Data lines |
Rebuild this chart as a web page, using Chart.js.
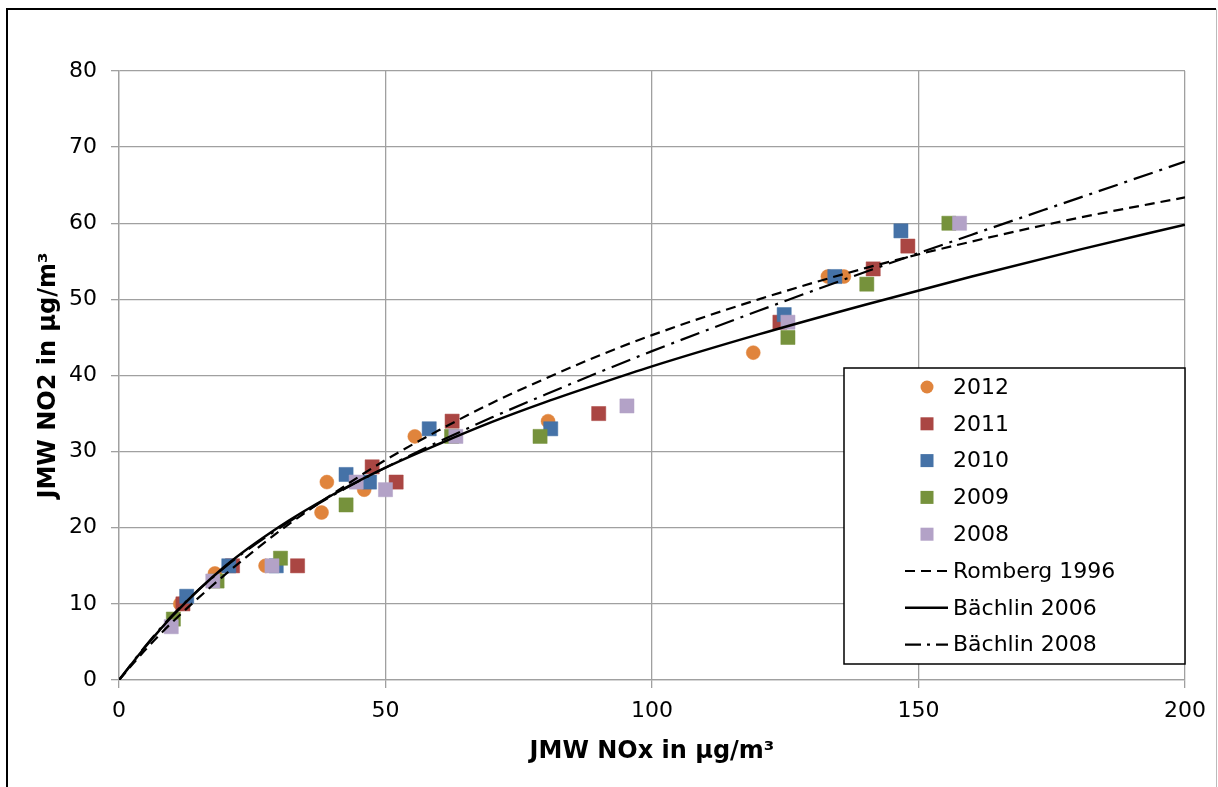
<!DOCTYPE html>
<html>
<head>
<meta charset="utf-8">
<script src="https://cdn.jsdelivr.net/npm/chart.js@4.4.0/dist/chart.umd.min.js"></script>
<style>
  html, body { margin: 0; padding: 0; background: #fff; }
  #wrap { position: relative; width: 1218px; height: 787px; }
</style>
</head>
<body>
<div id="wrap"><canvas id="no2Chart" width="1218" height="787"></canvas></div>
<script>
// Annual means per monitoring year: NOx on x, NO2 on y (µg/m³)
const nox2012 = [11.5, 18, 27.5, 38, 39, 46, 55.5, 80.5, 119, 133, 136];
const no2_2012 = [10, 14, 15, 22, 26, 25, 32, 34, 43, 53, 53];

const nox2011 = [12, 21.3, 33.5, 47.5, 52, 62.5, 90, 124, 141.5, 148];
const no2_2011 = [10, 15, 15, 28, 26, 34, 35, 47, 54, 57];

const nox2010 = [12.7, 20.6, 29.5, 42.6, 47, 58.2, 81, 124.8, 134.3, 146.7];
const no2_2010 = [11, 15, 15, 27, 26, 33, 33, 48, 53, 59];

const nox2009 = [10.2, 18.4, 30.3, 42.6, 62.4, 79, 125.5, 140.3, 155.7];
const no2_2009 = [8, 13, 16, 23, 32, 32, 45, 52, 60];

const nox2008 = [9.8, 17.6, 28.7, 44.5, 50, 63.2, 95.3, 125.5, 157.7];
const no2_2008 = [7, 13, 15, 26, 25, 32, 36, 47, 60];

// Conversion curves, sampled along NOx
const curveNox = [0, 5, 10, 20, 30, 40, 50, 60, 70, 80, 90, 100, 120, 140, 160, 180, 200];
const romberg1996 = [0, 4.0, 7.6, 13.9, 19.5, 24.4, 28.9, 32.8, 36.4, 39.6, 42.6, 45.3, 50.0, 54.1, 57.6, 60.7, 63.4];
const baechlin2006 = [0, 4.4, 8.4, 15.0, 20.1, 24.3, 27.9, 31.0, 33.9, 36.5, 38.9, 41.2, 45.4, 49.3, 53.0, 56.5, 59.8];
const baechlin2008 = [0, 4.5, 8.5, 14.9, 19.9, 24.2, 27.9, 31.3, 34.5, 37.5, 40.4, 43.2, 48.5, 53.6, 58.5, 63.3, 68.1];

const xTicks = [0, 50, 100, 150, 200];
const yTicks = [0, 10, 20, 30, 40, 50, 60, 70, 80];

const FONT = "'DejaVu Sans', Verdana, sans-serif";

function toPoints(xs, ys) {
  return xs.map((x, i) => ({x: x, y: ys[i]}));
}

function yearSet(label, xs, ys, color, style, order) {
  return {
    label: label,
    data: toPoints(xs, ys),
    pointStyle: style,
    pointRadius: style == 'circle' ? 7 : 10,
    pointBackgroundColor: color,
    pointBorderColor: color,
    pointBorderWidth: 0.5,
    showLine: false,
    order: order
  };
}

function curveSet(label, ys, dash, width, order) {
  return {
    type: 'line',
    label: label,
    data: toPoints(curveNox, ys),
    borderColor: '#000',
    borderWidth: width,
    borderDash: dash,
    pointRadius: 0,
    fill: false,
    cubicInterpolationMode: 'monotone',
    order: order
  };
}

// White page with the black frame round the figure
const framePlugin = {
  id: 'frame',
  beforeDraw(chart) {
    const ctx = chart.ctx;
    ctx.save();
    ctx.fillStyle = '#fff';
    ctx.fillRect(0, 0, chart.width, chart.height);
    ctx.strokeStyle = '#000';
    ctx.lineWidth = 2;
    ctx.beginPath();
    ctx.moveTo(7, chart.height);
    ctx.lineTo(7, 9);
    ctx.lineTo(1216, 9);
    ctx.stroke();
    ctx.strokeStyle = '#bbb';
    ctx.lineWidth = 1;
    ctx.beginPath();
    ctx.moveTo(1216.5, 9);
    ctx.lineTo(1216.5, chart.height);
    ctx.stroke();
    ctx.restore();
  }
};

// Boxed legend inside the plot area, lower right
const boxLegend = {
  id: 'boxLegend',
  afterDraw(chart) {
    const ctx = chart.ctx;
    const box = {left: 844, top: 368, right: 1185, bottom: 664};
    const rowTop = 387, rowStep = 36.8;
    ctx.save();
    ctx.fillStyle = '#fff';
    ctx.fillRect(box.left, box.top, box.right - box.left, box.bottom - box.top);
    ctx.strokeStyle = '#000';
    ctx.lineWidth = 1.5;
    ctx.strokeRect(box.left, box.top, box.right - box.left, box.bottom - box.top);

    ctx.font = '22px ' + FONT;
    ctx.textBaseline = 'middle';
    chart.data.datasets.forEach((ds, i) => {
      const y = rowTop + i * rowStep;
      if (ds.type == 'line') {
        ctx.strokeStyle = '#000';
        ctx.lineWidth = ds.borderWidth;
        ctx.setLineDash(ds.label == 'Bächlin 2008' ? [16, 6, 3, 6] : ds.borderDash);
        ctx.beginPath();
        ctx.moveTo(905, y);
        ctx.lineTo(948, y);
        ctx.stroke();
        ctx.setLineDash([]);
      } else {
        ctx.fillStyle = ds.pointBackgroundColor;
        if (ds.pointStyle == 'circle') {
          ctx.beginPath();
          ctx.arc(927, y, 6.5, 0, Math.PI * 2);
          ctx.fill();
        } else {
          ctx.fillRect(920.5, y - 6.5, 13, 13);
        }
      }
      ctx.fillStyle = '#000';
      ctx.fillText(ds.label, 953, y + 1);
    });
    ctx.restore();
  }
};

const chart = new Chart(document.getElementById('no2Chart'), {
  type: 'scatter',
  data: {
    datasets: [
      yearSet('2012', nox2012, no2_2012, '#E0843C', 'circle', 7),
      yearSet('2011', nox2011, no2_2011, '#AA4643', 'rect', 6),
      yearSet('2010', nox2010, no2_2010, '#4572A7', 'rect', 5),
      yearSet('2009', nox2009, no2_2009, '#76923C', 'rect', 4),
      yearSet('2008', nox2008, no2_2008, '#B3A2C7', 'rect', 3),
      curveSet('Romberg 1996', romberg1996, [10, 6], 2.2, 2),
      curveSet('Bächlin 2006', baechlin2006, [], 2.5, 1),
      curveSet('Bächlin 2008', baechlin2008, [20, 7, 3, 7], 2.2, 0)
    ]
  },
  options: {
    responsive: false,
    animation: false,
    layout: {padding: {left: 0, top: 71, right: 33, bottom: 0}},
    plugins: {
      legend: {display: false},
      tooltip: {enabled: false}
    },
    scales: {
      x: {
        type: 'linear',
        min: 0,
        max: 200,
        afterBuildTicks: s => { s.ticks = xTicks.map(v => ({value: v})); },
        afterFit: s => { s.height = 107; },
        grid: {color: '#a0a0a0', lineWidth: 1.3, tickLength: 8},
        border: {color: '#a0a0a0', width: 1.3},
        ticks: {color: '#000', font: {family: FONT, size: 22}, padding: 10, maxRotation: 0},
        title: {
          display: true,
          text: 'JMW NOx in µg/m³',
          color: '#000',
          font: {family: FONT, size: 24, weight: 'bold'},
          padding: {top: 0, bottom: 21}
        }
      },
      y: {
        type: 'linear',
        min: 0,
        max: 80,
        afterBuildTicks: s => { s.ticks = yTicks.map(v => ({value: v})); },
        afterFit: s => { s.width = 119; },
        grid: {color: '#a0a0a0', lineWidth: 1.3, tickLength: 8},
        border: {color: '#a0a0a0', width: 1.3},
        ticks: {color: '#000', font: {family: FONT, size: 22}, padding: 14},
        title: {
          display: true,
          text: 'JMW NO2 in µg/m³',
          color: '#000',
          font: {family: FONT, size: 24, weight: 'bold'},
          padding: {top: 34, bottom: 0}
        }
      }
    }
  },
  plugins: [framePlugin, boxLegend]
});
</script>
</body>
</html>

Exercise brief | Set the data above down again exactly as given, with no pictures.

Task answer |
Rebuild this chart as a web page, using Chart.js.
<!DOCTYPE html>
<html>
<head>
<meta charset="utf-8">
<script src="https://cdn.jsdelivr.net/npm/chart.js@4.4.0/dist/chart.umd.min.js"></script>
<style>
  html, body { margin: 0; padding: 0; background: #fff; }
  #wrap { position: relative; width: 1218px; height: 787px; }
</style>
</head>
<body>
<div id="wrap"><canvas id="no2Chart" width="1218" height="787"></canvas></div>
<script>
// Annual means per monitoring year: NOx on x, NO2 on y (µg/m³)
const nox2012 = [11.5, 18, 27.5, 38, 39, 46, 55.5, 80.5, 119, 133, 136];
const no2_2012 = [10, 14, 15, 22, 26, 25, 32, 34, 43, 53, 53];

const nox2011 = [12, 21.3, 33.5, 47.5, 52, 62.5, 90, 124, 141.5, 148];
const no2_2011 = [10, 15, 15, 28, 26, 34, 35, 47, 54, 57];

const nox2010 = [12.7, 20.6, 29.5, 42.6, 47, 58.2, 81, 124.8, 134.3, 146.7];
const no2_2010 = [11, 15, 15, 27, 26, 33, 33, 48, 53, 59];

const nox2009 = [10.2, 18.4, 30.3, 42.6, 62.4, 79, 125.5, 140.3, 155.7];
const no2_2009 = [8, 13, 16, 23, 32, 32, 45, 52, 60];

const nox2008 = [9.8, 17.6, 28.7, 44.5, 50, 63.2, 95.3, 125.5, 157.7];
const no2_2008 = [7, 13, 15, 26, 25, 32, 36, 47, 60];

// Conversion curves, sampled along NOx
const curveNox = [0, 5, 10, 20, 30, 40, 50, 60, 70, 80, 90, 100, 120, 140, 160, 180, 200];
const romberg1996 = [0, 4.0, 7.6, 13.9, 19.5, 24.4, 28.9, 32.8, 36.4, 39.6, 42.6, 45.3, 50.0, 54.1, 57.6, 60.7, 63.4];
const baechlin2006 = [0, 4.4, 8.4, 15.0, 20.1, 24.3, 27.9, 31.0, 33.9, 36.5, 38.9, 41.2, 45.4, 49.3, 53.0, 56.5, 59.8];
const baechlin2008 = [0, 4.5, 8.5, 14.9, 19.9, 24.2, 27.9, 31.3, 34.5, 37.5, 40.4, 43.2, 48.5, 53.6, 58.5, 63.3, 68.1];

const xTicks = [0, 50, 100, 150, 200];
const yTicks = [0, 10, 20, 30, 40, 50, 60, 70, 80];

const FONT = "'DejaVu Sans', Verdana, sans-serif";

function toPoints(xs, ys) {
  return xs.map((x, i) => ({x: x, y: ys[i]}));
}

function yearSet(label, xs, ys, color, style, order) {
  return {
    label: label,
    data: toPoints(xs, ys),
    pointStyle: style,
    pointRadius: style == 'circle' ? 7 : 10,
    pointBackgroundColor: color,
    pointBorderColor: color,
    pointBorderWidth: 0.5,
    showLine: false,
    order: order
  };
}

function curveSet(label, ys, dash, width, order) {
  return {
    type: 'line',
    label: label,
    data: toPoints(curveNox, ys),
    borderColor: '#000',
    borderWidth: width,
    borderDash: dash,
    pointRadius: 0,
    fill: false,
    cubicInterpolationMode: 'monotone',
    order: order
  };
}

// White page with the black frame round the figure
const framePlugin = {
  id: 'frame',
  beforeDraw(chart) {
    const ctx = chart.ctx;
    ctx.save();
    ctx.fillStyle = '#fff';
    ctx.fillRect(0, 0, chart.width, chart.height);
    ctx.strokeStyle = '#000';
    ctx.lineWidth = 2;
    ctx.beginPath();
    ctx.moveTo(7, chart.height);
    ctx.lineTo(7, 9);
    ctx.lineTo(1216, 9);
    ctx.stroke();
    ctx.strokeStyle = '#bbb';
    ctx.lineWidth = 1;
    ctx.beginPath();
    ctx.moveTo(1216.5, 9);
    ctx.lineTo(1216.5, chart.height);
    ctx.stroke();
    ctx.restore();
  }
};

// Boxed legend inside the plot area, lower right
const boxLegend = {
  id: 'boxLegend',
  afterDraw(chart) {
    const ctx = chart.ctx;
    const box = {left: 844, top: 368, right: 1185, bottom: 664};
    const rowTop = 387, rowStep = 36.8;
    ctx.save();
    ctx.fillStyle = '#fff';
    ctx.fillRect(box.left, box.top, box.right - box.left, box.bottom - box.top);
    ctx.strokeStyle = '#000';
    ctx.lineWidth = 1.5;
    ctx.strokeRect(box.left, box.top, box.right - box.left, box.bottom - box.top);

    ctx.font = '22px ' + FONT;
    ctx.textBaseline = 'middle';
    chart.data.datasets.forEach((ds, i) => {
      const y = rowTop + i * rowStep;
      if (ds.type == 'line') {
        ctx.strokeStyle = '#000';
        ctx.lineWidth = ds.borderWidth;
        ctx.setLineDash(ds.label == 'Bächlin 2008' ? [16, 6, 3, 6] : ds.borderDash);
        ctx.beginPath();
        ctx.moveTo(905, y);
        ctx.lineTo(948, y);
        ctx.stroke();
        ctx.setLineDash([]);
      } else {
        ctx.fillStyle = ds.pointBackgroundColor;
        if (ds.pointStyle == 'circle') {
          ctx.beginPath();
          ctx.arc(927, y, 6.5, 0, Math.PI * 2);
          ctx.fill();
        } else {
          ctx.fillRect(920.5, y - 6.5, 13, 13);
        }
      }
      ctx.fillStyle = '#000';
      ctx.fillText(ds.label, 953, y + 1);
    });
    ctx.restore();
  }
};

const chart = new Chart(document.getElementById('no2Chart'), {
  type: 'scatter',
  data: {
    datasets: [
      yearSet('2012', nox2012, no2_2012, '#E0843C', 'circle', 7),
      yearSet('2011', nox2011, no2_2011, '#AA4643', 'rect', 6),
      yearSet('2010', nox2010, no2_2010, '#4572A7', 'rect', 5),
      yearSet('2009', nox2009, no2_2009, '#76923C', 'rect', 4),
      yearSet('2008', nox2008, no2_2008, '#B3A2C7', 'rect', 3),
      curveSet('Romberg 1996', romberg1996, [10, 6], 2.2, 2),
      curveSet('Bächlin 2006', baechlin2006, [], 2.5, 1),
      curveSet('Bächlin 2008', baechlin2008, [20, 7, 3, 7], 2.2, 0)
    ]
  },
  options: {
    responsive: false,
    animation: false,
    layout: {padding: {left: 0, top: 71, right: 33, bottom: 0}},
    plugins: {
      legend: {display: false},
      tooltip: {enabled: false}
    },
    scales: {
      x: {
        type: 'linear',
        min: 0,
        max: 200,
        afterBuildTicks: s => { s.ticks = xTicks.map(v => ({value: v})); },
        afterFit: s => { s.height = 107; },
        grid: {color: '#a0a0a0', lineWidth: 1.3, tickLength: 8},
        border: {color: '#a0a0a0', width: 1.3},
        ticks: {color: '#000', font: {family: FONT, size: 22}, padding: 10, maxRotation: 0},
        title: {
          display: true,
          text: 'JMW NOx in µg/m³',
          color: '#000',
          font: {family: FONT, size: 24, weight: 'bold'},
          padding: {top: 0, bottom: 21}
        }
      },
      y: {
        type: 'linear',
        min: 0,
        max: 80,
        afterBuildTicks: s => { s.ticks = yTicks.map(v => ({value: v})); },
        afterFit: s => { s.width = 119; },
        grid: {color: '#a0a0a0', lineWidth: 1.3, tickLength: 8},
        border: {color: '#a0a0a0', width: 1.3},
        ticks: {color: '#000', font: {family: FONT, size: 22}, padding: 14},
        title: {
          display: true,
          text: 'JMW NO2 in µg/m³',
          color: '#000',
          font: {family: FONT, size: 24, weight: 'bold'},
          padding: {top: 34, bottom: 0}
        }
      }
    }
  },
  plugins: [framePlugin, boxLegend]
});
</script>
</body>
</html>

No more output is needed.